>> start Data shown
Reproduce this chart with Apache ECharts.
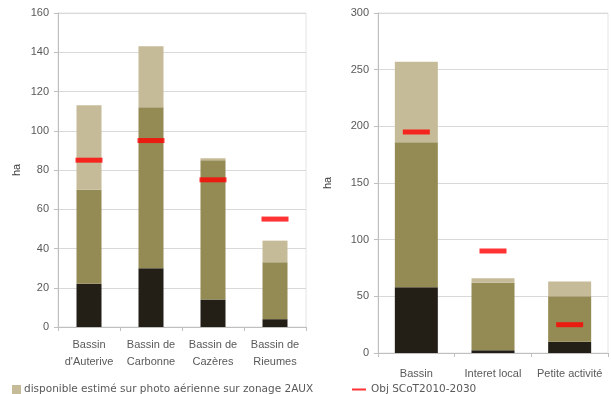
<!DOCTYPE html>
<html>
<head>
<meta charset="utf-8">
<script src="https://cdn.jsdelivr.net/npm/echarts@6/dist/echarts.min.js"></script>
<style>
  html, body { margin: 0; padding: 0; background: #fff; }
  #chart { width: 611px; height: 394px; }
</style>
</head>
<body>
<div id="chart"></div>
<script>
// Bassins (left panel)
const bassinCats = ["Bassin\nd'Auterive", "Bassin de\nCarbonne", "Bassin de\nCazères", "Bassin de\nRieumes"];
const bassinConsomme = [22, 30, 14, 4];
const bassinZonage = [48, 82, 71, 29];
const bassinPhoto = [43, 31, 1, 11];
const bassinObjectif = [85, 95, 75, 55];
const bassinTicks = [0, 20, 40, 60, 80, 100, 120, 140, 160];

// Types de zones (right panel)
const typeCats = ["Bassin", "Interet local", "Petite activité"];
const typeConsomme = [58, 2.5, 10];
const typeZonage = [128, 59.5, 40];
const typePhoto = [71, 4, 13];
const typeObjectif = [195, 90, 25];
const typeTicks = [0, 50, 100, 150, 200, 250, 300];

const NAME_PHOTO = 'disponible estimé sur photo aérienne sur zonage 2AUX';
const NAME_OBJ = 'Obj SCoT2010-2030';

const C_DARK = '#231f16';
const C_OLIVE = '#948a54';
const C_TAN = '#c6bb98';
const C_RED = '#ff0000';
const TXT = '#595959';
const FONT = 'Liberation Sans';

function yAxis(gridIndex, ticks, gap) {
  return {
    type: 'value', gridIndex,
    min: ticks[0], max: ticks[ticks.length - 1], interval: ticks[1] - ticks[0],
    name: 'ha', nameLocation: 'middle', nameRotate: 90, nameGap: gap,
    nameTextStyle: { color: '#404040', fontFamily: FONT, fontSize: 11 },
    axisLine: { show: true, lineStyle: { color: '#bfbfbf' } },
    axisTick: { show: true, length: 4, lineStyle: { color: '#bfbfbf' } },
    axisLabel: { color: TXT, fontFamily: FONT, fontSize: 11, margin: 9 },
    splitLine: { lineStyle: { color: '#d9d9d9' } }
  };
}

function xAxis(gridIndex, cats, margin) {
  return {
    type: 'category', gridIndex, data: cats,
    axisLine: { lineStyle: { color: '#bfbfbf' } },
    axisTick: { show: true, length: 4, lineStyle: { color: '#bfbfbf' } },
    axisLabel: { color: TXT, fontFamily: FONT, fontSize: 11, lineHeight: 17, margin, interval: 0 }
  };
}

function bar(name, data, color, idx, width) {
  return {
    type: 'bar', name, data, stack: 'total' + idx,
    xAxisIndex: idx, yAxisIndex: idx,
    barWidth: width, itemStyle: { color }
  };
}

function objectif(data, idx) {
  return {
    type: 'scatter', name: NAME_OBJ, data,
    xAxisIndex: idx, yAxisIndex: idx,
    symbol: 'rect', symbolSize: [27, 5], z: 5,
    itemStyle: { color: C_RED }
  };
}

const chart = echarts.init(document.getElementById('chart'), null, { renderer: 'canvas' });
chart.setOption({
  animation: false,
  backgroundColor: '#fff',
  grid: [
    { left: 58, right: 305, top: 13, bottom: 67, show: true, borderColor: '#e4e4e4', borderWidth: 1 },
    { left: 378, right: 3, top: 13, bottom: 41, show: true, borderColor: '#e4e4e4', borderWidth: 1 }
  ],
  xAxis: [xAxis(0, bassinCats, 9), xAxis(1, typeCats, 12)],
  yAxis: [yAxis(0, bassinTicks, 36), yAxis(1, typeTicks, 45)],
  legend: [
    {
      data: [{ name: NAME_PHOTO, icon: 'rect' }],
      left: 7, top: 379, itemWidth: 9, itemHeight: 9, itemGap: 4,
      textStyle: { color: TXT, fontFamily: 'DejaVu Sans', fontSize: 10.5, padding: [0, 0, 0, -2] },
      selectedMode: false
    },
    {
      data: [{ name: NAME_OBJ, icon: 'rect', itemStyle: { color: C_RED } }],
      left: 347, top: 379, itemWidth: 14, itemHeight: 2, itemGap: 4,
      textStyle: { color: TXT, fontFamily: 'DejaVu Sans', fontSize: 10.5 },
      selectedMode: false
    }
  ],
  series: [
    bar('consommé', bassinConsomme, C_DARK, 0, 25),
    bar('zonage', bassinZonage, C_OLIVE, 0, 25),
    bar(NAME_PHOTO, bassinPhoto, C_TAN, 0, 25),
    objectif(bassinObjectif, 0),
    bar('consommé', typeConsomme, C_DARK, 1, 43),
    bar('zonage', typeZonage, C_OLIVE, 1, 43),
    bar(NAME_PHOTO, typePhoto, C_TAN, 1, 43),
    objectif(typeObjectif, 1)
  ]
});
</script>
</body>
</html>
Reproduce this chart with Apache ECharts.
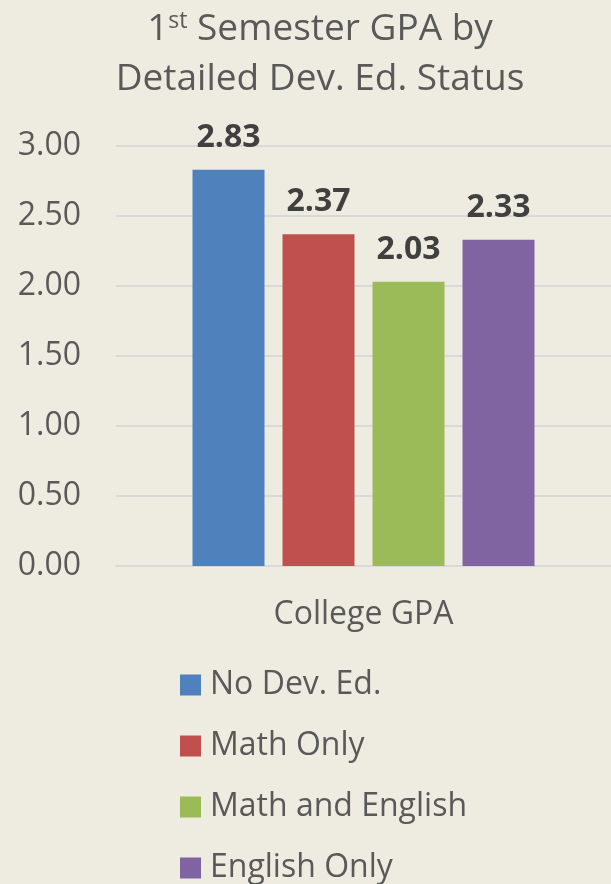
>> end Data shown
▶ Exercise:
Write out the full set of lines verbatim, without the pictures.

▶ Response below:
Reproduce this chart with Apache ECharts.
<!DOCTYPE html>
<html>
<head>
<meta charset="utf-8">
<script src="https://cdn.jsdelivr.net/npm/echarts@6/dist/echarts.min.js"></script>
<style>
  html, body { margin: 0; padding: 0; background: #fff; }
  #chart { width: 611px; height: 394px; }
</style>
</head>
<body>
<div id="chart"></div>
<script>
// Bassins (left panel)
const bassinCats = ["Bassin\nd'Auterive", "Bassin de\nCarbonne", "Bassin de\nCazères", "Bassin de\nRieumes"];
const bassinConsomme = [22, 30, 14, 4];
const bassinZonage = [48, 82, 71, 29];
const bassinPhoto = [43, 31, 1, 11];
const bassinObjectif = [85, 95, 75, 55];
const bassinTicks = [0, 20, 40, 60, 80, 100, 120, 140, 160];

// Types de zones (right panel)
const typeCats = ["Bassin", "Interet local", "Petite activité"];
const typeConsomme = [58, 2.5, 10];
const typeZonage = [128, 59.5, 40];
const typePhoto = [71, 4, 13];
const typeObjectif = [195, 90, 25];
const typeTicks = [0, 50, 100, 150, 200, 250, 300];

const NAME_PHOTO = 'disponible estimé sur photo aérienne sur zonage 2AUX';
const NAME_OBJ = 'Obj SCoT2010-2030';

const C_DARK = '#231f16';
const C_OLIVE = '#948a54';
const C_TAN = '#c6bb98';
const C_RED = '#ff0000';
const TXT = '#595959';
const FONT = 'Liberation Sans';

function yAxis(gridIndex, ticks, gap) {
  return {
    type: 'value', gridIndex,
    min: ticks[0], max: ticks[ticks.length - 1], interval: ticks[1] - ticks[0],
    name: 'ha', nameLocation: 'middle', nameRotate: 90, nameGap: gap,
    nameTextStyle: { color: '#404040', fontFamily: FONT, fontSize: 11 },
    axisLine: { show: true, lineStyle: { color: '#bfbfbf' } },
    axisTick: { show: true, length: 4, lineStyle: { color: '#bfbfbf' } },
    axisLabel: { color: TXT, fontFamily: FONT, fontSize: 11, margin: 9 },
    splitLine: { lineStyle: { color: '#d9d9d9' } }
  };
}

function xAxis(gridIndex, cats, margin) {
  return {
    type: 'category', gridIndex, data: cats,
    axisLine: { lineStyle: { color: '#bfbfbf' } },
    axisTick: { show: true, length: 4, lineStyle: { color: '#bfbfbf' } },
    axisLabel: { color: TXT, fontFamily: FONT, fontSize: 11, lineHeight: 17, margin, interval: 0 }
  };
}

function bar(name, data, color, idx, width) {
  return {
    type: 'bar', name, data, stack: 'total' + idx,
    xAxisIndex: idx, yAxisIndex: idx,
    barWidth: width, itemStyle: { color }
  };
}

function objectif(data, idx) {
  return {
    type: 'scatter', name: NAME_OBJ, data,
    xAxisIndex: idx, yAxisIndex: idx,
    symbol: 'rect', symbolSize: [27, 5], z: 5,
    itemStyle: { color: C_RED }
  };
}

const chart = echarts.init(document.getElementById('chart'), null, { renderer: 'canvas' });
chart.setOption({
  animation: false,
  backgroundColor: '#fff',
  grid: [
    { left: 58, right: 305, top: 13, bottom: 67, show: true, borderColor: '#e4e4e4', borderWidth: 1 },
    { left: 378, right: 3, top: 13, bottom: 41, show: true, borderColor: '#e4e4e4', borderWidth: 1 }
  ],
  xAxis: [xAxis(0, bassinCats, 9), xAxis(1, typeCats, 12)],
  yAxis: [yAxis(0, bassinTicks, 36), yAxis(1, typeTicks, 45)],
  legend: [
    {
      data: [{ name: NAME_PHOTO, icon: 'rect' }],
      left: 7, top: 379, itemWidth: 9, itemHeight: 9, itemGap: 4,
      textStyle: { color: TXT, fontFamily: 'DejaVu Sans', fontSize: 10.5, padding: [0, 0, 0, -2] },
      selectedMode: false
    },
    {
      data: [{ name: NAME_OBJ, icon: 'rect', itemStyle: { color: C_RED } }],
      left: 347, top: 379, itemWidth: 14, itemHeight: 2, itemGap: 4,
      textStyle: { color: TXT, fontFamily: 'DejaVu Sans', fontSize: 10.5 },
      selectedMode: false
    }
  ],
  series: [
    bar('consommé', bassinConsomme, C_DARK, 0, 25),
    bar('zonage', bassinZonage, C_OLIVE, 0, 25),
    bar(NAME_PHOTO, bassinPhoto, C_TAN, 0, 25),
    objectif(bassinObjectif, 0),
    bar('consommé', typeConsomme, C_DARK, 1, 43),
    bar('zonage', typeZonage, C_OLIVE, 1, 43),
    bar(NAME_PHOTO, typePhoto, C_TAN, 1, 43),
    objectif(typeObjectif, 1)
  ]
});
</script>
</body>
</html>
Reproduce this chart with Apache ECharts.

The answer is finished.